Less than a year after the former president made his proclamation, more than 500,000 Americans had died.
Although in the months that followed, the U.S. would record another 100,000 deaths, COVID-19 declined to record low levels, leaving many Americans feeling optimistic that a return to normalcy was around the corner.
“The bottom line is: the virus is on the run, and America’s coming back,” President Joe Biden said during a speech following the Fourth of July in 2021.
However, the delta variant, and subsequently the omicron variant, would prove otherwise, ultimately resulting in the loss of 300,000 more Americans since last summer.
Tens of millions of eligible Americans still unvaccinated
As the omicron surge continues to wane, many Americans are eager for a return to normalcy. Though the U.S. is still reporting an average of 415,000 new COVID-19 cases every day, the highest of any viral wave, the average has declined by nearly half from the wave’s peak in mid-January, when the country was reporting more than 800,000 cases each day.
However, many health officials urge caution, reigniting the nation’s recurring debate on when it is safe for cities and towns to lift COVID-19 restrictions and mitigation efforts.
“While so much of the country has decided that the pandemic is over, continued high transmission of the virus in most communities suggests the virus is not over with us. Despite all the innovations in vaccines, treatments and testing, we have still yet to get a handle on reducing severe outcomes from infection,” Brownstein said.
CDC Director Dr. Rochelle Walensky offered a similar message on Wednesday, telling reporters during a COVID-19 briefing that although it is good news that new cases are falling, hospitalization levels are still quite high, leaving many health care facilities overwhelmed.
“We really do have to look at our hospitalization rates, and our death rates, to look to when it’s time to lift some of these mitigation efforts. We will continue to reevaluate, and we know people are anxious,” she said.
Nationwide, more than 120,000 COVID-19-positive Americans are still hospitalized. Though down from the peak of more than 160,000 patients hospitalized at one time in January, front-line workers say the pressure on the health care system is still immense.

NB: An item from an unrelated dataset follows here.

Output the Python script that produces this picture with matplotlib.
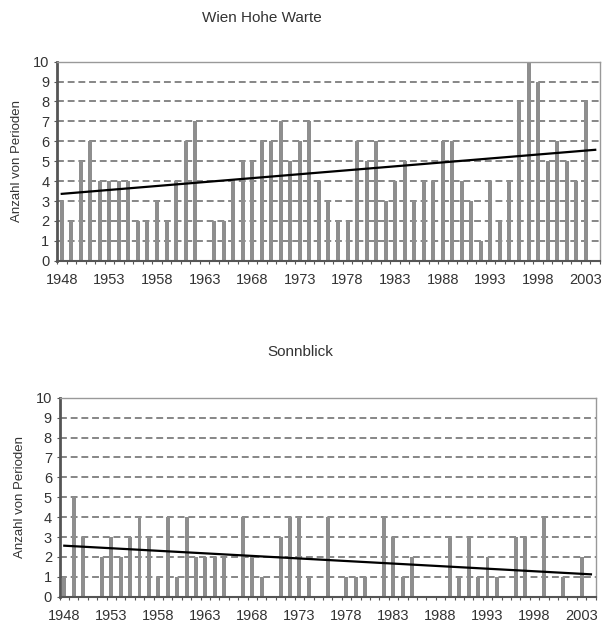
import numpy as np
import matplotlib.pyplot as plt
from matplotlib.ticker import MultipleLocator, FixedLocator

plt.rcParams['font.family'] = ['Liberation Sans', 'DejaVu Sans']

years = list(range(1948, 2004))
n_slots = 57  # axis runs through 2004, which has no value

wien = [3, 2, 5, 6, 4, 4, 4, 4, 2, 2, 3, 2, 4, 6, 7, 0, 2, 2, 4, 5,
        5, 6, 6, 7, 5, 6, 7, 4, 3, 2, 2, 6, 5, 6, 3, 4, 5, 3, 4, 4,
        6, 6, 4, 3, 1, 4, 2, 4, 8, 10, 9, 5, 6, 5, 4, 8]

sonnblick = [1, 5, 3, 0, 2, 3, 2, 3, 4, 3, 1, 4, 1, 4, 2, 2, 2, 2, 0, 4,
             2, 1, 0, 3, 4, 4, 1, 0, 4, 0, 1, 1, 1, 0, 4, 3, 1, 2, 0, 0,
             0, 3, 1, 3, 1, 2, 1, 0, 3, 3, 0, 4, 0, 1, 0, 2]

label_years = list(range(1948, 2004, 5))

text_col = '#333333'
bar_col = '#8e8e8e'


def panel(ax, values, title, title_xy):
    x = np.arange(len(values))
    ax.bar(x, values, width=0.42, color=bar_col, zorder=2)

    # linear trend, extended one year past the data
    k, d = np.polyfit(x, values, 1)
    xt = np.array([0, n_slots - 1])
    ax.plot(xt, k * xt + d, color='black', lw=1.6, zorder=3)

    ax.set_xlim(-0.5, n_slots - 0.5)
    ax.set_ylim(0, 10)
    ax.yaxis.set_major_locator(MultipleLocator(1))
    for yv in range(1, 10):
        ax.axhline(yv, color='#666666', lw=1.1, ls=(0, (4.5, 2.5)), zorder=1)

    ax.xaxis.set_major_locator(FixedLocator([y - 1948 for y in label_years]))
    ax.set_xticklabels([str(y) for y in label_years])
    ax.xaxis.set_minor_locator(FixedLocator(np.arange(-0.5, n_slots, 1)))
    ax.tick_params(axis='x', which='major', length=0, pad=9,
                   labelsize=10.5, labelcolor=text_col)
    ax.tick_params(axis='x', which='minor', length=2.5, width=0.8,
                   color='#555555', direction='out')
    ax.tick_params(axis='y', length=2.5, width=0.8, color='#555555',
                   pad=3, labelsize=10.5, labelcolor=text_col)

    ax.spines['left'].set_color('#555555')
    ax.spines['left'].set_linewidth(2.0)
    ax.spines['bottom'].set_color('#555555')
    ax.spines['bottom'].set_linewidth(1.5)
    for s in ('top', 'right'):
        ax.spines[s].set_color('#999999')
        ax.spines[s].set_linewidth(1.0)

    ax.set_ylabel('Anzahl von Perioden', fontsize=9.5, color=text_col,
                  labelpad=7)
    fig.text(title_xy[0], title_xy[1], title, ha='center', va='center',
             fontsize=11, color=text_col)


fig = plt.figure(figsize=(6.03, 6.27), dpi=100)

ax1 = fig.add_axes([0.0945, 0.5842, 0.9005, 0.3174])
panel(ax1, wien, 'Wien Hohe Warte', (262 / 603, 1 - 18 / 627))

ax2 = fig.add_axes([0.0988, 0.0483, 0.889, 0.3174])
panel(ax2, sonnblick, 'Sonnblick', (300 / 603, 1 - 352 / 627))

fig.savefig('out.png', dpi=100)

“Every day is just filled with nonstop suffering. We feel like failures. I recently overheard a co-worker saying if this young girl doesn’t make it, I don’t think I can keep doing this job. And I think that’s just the atmosphere that we work in every single day. We’re all just one patient away from an emotional breakdown,” said Kelli Hale, a nurse at Mercy Hospital in Oklahoma City.
According to health care workers, the majority of those who are becoming severely ill are the unvaccinated.
Nationwide, just under 62 million eligible Americans remain completely unvaccinated, and 84 million Americans — about half of those eligible — remain without a booster shot, according to federal data.
“It is tragic that, almost a year since vaccines have become widely available to the public, we continue to see thousands die each day of what is now a vaccine-preventable disease. I am devastated for the families of the people who died,” Helen Chu, an infectious disease specialist at the University of Washington in Seattle, told ABC News.
In November, unvaccinated adults had a four times greater risk of testing positive for COVID-19, and a 15 times greater risk of dying from COVID-19, compared to vaccinated individuals, according to federal data pulled from 28 states and jurisdictions.
Additionally, unvaccinated adults had a 13 times greater risk of testing positive for COVID-19 and a 68 times greater risk of dying from it, as compared to fully vaccinated individuals with a booster.
Experts stress that the need for more Americans to get vaccinated remains urgent, particularly given the poignant reminder of thousands still dying every day.
“Of course we should consider off-ramps of public health interventions but we should continue to let the data drive decisions,” Brownstein said. “At over 2,300 deaths a day, we are still nowhere close to managing this virus.”